>>>>

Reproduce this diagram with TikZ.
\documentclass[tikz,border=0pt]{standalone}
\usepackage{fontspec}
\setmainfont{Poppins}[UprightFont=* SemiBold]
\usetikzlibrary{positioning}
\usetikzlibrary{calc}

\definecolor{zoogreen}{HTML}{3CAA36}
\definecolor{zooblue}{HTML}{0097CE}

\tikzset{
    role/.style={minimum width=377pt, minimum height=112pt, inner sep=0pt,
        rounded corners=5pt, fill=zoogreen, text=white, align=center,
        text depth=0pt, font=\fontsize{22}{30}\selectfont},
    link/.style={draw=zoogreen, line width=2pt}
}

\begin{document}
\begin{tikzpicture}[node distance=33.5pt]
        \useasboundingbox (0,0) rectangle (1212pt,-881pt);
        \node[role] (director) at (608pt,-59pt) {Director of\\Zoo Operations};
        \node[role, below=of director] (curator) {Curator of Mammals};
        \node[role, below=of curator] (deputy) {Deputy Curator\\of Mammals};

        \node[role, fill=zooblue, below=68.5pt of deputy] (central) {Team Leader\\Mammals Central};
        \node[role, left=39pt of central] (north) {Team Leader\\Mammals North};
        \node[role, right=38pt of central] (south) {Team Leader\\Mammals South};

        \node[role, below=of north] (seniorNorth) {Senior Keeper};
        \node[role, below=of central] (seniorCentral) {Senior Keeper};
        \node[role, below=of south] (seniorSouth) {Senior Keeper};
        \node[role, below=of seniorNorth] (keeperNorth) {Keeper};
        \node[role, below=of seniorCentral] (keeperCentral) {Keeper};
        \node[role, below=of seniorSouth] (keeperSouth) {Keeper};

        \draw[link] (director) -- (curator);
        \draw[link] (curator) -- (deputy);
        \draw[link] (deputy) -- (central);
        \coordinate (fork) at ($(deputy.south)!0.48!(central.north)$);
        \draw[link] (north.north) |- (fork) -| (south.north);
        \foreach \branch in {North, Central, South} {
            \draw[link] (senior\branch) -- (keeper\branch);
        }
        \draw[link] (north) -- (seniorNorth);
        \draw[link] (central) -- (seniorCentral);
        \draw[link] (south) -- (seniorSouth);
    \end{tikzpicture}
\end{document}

<<<<
>>>>

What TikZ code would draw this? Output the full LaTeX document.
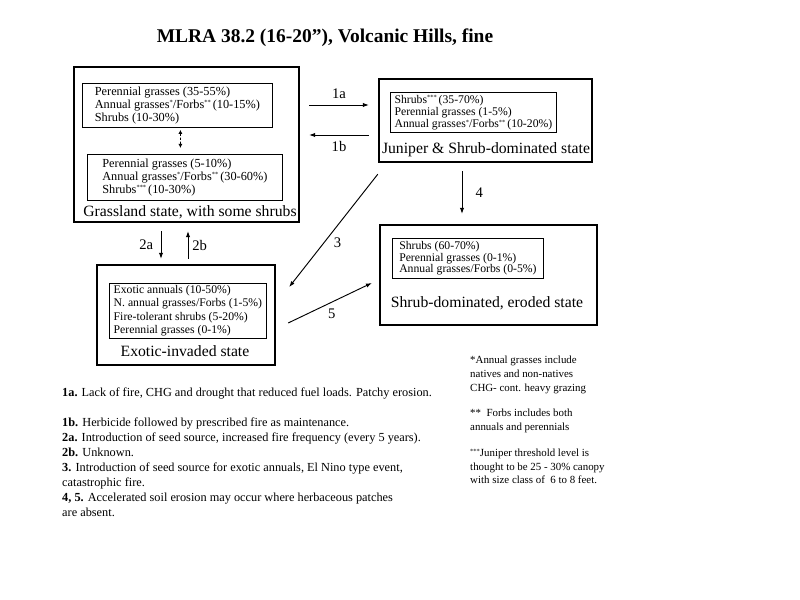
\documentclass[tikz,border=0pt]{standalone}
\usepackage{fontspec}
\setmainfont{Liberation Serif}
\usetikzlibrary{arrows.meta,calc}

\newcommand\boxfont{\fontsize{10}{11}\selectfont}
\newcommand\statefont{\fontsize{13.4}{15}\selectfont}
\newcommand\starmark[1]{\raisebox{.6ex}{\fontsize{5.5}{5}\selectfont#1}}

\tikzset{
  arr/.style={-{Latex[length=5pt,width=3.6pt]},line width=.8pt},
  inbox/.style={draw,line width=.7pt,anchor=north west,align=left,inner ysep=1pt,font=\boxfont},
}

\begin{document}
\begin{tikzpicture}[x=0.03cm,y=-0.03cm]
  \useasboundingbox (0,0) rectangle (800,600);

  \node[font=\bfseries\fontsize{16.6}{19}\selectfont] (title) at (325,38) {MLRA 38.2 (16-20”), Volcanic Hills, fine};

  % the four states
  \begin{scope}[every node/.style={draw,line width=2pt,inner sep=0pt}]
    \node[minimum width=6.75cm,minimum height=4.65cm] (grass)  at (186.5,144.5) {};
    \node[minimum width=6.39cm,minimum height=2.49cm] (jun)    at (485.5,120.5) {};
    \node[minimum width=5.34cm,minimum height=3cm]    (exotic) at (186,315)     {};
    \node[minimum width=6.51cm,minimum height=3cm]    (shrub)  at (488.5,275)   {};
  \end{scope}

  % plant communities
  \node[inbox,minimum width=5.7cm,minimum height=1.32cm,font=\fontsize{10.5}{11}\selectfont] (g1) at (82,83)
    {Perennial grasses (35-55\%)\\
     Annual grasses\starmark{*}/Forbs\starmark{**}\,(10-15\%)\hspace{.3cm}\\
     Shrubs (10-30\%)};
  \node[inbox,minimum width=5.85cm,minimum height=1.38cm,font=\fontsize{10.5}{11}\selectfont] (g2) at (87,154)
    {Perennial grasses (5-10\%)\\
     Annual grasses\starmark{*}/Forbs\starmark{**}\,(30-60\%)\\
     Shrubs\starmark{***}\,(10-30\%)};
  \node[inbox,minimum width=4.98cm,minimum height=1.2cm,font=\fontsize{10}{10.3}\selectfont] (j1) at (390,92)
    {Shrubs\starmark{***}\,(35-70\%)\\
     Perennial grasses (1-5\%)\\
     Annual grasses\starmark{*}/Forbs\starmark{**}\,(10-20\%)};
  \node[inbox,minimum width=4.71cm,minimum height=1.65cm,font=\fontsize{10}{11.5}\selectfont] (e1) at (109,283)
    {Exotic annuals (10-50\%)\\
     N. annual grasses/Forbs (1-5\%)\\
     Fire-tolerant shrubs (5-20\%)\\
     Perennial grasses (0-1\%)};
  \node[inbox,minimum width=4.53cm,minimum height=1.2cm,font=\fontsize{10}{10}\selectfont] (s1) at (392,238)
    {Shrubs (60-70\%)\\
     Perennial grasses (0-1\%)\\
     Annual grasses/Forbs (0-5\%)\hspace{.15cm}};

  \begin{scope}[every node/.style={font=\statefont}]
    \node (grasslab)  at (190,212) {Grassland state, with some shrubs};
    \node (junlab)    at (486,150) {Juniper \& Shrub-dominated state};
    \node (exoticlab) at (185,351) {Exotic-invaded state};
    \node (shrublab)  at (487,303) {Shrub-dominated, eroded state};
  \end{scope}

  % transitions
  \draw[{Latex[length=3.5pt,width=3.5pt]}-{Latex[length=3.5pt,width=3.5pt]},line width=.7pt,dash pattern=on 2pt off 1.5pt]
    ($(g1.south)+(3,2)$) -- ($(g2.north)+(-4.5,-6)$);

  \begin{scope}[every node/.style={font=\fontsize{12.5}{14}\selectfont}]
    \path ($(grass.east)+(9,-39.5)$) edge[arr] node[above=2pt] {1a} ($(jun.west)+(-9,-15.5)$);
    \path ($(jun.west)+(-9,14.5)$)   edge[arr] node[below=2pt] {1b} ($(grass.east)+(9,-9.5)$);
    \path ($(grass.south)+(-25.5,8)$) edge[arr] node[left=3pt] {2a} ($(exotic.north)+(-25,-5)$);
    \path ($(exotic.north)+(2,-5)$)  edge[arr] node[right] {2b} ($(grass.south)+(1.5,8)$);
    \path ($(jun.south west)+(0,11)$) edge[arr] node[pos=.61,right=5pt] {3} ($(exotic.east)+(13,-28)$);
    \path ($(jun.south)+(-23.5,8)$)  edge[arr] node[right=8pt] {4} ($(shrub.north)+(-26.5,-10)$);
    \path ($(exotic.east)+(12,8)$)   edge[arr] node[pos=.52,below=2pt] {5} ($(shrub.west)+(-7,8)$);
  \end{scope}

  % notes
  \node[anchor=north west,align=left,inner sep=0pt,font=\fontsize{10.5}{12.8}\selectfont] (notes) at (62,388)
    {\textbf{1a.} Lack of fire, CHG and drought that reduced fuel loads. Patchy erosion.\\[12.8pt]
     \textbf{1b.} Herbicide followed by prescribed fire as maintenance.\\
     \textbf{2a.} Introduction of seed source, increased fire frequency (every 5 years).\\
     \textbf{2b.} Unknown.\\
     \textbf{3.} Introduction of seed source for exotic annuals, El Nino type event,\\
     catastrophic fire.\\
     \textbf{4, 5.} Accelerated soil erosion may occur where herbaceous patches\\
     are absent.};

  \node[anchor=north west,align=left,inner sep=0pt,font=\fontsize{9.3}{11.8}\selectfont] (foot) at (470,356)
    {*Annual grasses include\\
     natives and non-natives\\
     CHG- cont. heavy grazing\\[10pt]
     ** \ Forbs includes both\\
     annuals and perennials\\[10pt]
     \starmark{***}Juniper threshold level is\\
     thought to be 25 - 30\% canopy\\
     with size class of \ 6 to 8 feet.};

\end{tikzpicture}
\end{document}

<<<<

Work to do: Your task is to repeat the lines from the one containing "Reproduce this diagram with TikZ." to the one containing "right=38pt of central]", both lines included. Leave out every other line.

Full answer:
Reproduce this diagram with TikZ.
\documentclass[tikz,border=0pt]{standalone}
\usepackage{fontspec}
\setmainfont{Poppins}[UprightFont=* SemiBold]
\usetikzlibrary{positioning}
\usetikzlibrary{calc}

\definecolor{zoogreen}{HTML}{3CAA36}
\definecolor{zooblue}{HTML}{0097CE}

\tikzset{
    role/.style={minimum width=377pt, minimum height=112pt, inner sep=0pt,
        rounded corners=5pt, fill=zoogreen, text=white, align=center,
        text depth=0pt, font=\fontsize{22}{30}\selectfont},
    link/.style={draw=zoogreen, line width=2pt}
}

\begin{document}
\begin{tikzpicture}[node distance=33.5pt]
        \useasboundingbox (0,0) rectangle (1212pt,-881pt);
        \node[role] (director) at (608pt,-59pt) {Director of\\Zoo Operations};
        \node[role, below=of director] (curator) {Curator of Mammals};
        \node[role, below=of curator] (deputy) {Deputy Curator\\of Mammals};

        \node[role, fill=zooblue, below=68.5pt of deputy] (central) {Team Leader\\Mammals Central};
        \node[role, left=39pt of central] (north) {Team Leader\\Mammals North};
        \node[role, right=38pt of central] (south) {Team Leader\\Mammals South};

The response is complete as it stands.